During college, I had a professor write on the chalkboard “if you’re not making mistakes – you’re not learning”. Leaders must take risks to grow professionally. This approach is never without mistakes. I hope by sharing three of my mistakes – it will encourage you to think about some of yours. We all have them and taking risk is a healthy part of leadership development.
My Three Mistakes:
1.I was too sensitive to critical comments. I have had some great opportunities in leadership but one stands out above the rest as a period of real personal growth. Handling negative comments that are valid is the key.
Story: I became a principal in Atlanta at a real tough time in the economy in the late 80’s. I took over after they let go the principal in the middle of the year. I was 31 at the time and I was the new assistant principal with about 6 months of experience under my belt. The excitement of the new job quickly was replaced with many challenges outside of my control. Atlanta was losing thousands of jobs and the economy forced hardship on every aspect of my work. I wanted to please everyone and my biggest desire was to become a great principal. I was so eager to do a great job that even helpful criticism became a source of real stress. This stress affected my ability to stay balanced and make good decisions. Early in my career, I never realized that no matter what you do – there will be always be 10% of the audience who won’t like the direction you choose to go or the decisions you have to make.
Tip: Don’t take it personal – do your homework on your big decisions and seek advice from trusted folks who can give you a balance perspective on complex issues. Then make them and admit when you make mistakes. Shoot straight is always best.
2. Overlooking great performances to deal with problem employees too often – In many cases – the employee who creates a problem by either not carrying their work load or the one that make lots of mistakes have a way of killing your ability to focus on great performers. You only have some much time each day to invest in employee relationships – where you spend your time is critical to your success.

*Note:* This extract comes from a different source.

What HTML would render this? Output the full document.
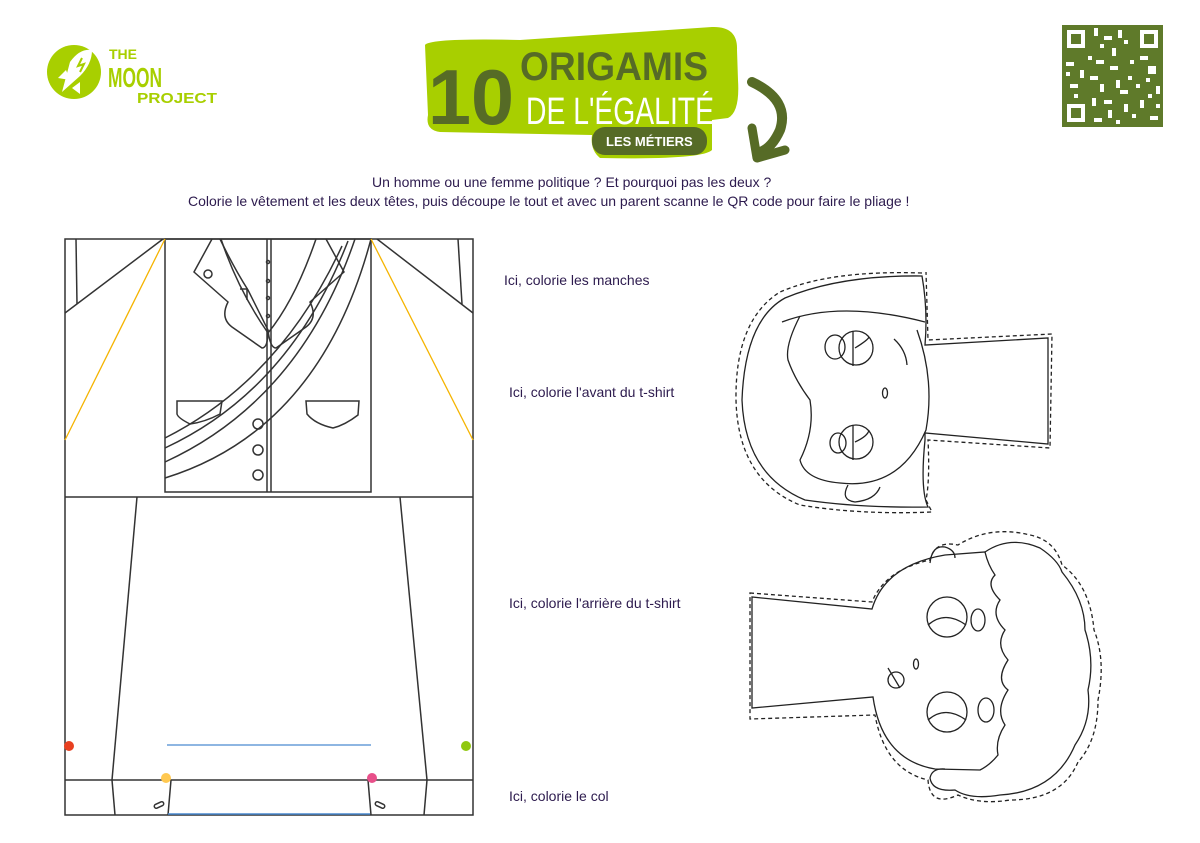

Story: I hired a staff member one time and this hire became a problem from the very first day. No matter what I did to help – it just got worst because her basic skills didn’t match the position. I tried to overlook the problem but it just kept killing the operations so I had to admit that I had hired poorly and needed to make a change after three weeks.
Tip: Hire Tough and Manage Easy – One of the most import decision you can make is who is on your team. Choose them wisely and take extra time if needed to get the right person. You should always take care of great performers first and let go people who are holding you back. It’s tough to do but always best in the long run – it will give you more time with the group who can help you reach the next level. In the long run – you will have greater creditability by taking this action.
3. Not utilizing the strengths or wisdom of others to help me solve problems. – I am sure it must have been my pride that prevented me from calling on others to give me advice on complex issues. We want to tackle problems alone so others don’t see our weaknesses. It’s natural to protect our reputation.
Story: Employees can make huge mistakes in judgment sometimes. I had a former employee that was accused of doing something really unethical long ago. Naturally, that puts you in a tough role when this news is reported to your office. This is a no-win situation if it checks out to be true. Be careful who you trust when stories are completely different. This can be a critical mistake on who to believe. Sometimes the accuser may have another motive to get back at this person and lies about the issues and facts.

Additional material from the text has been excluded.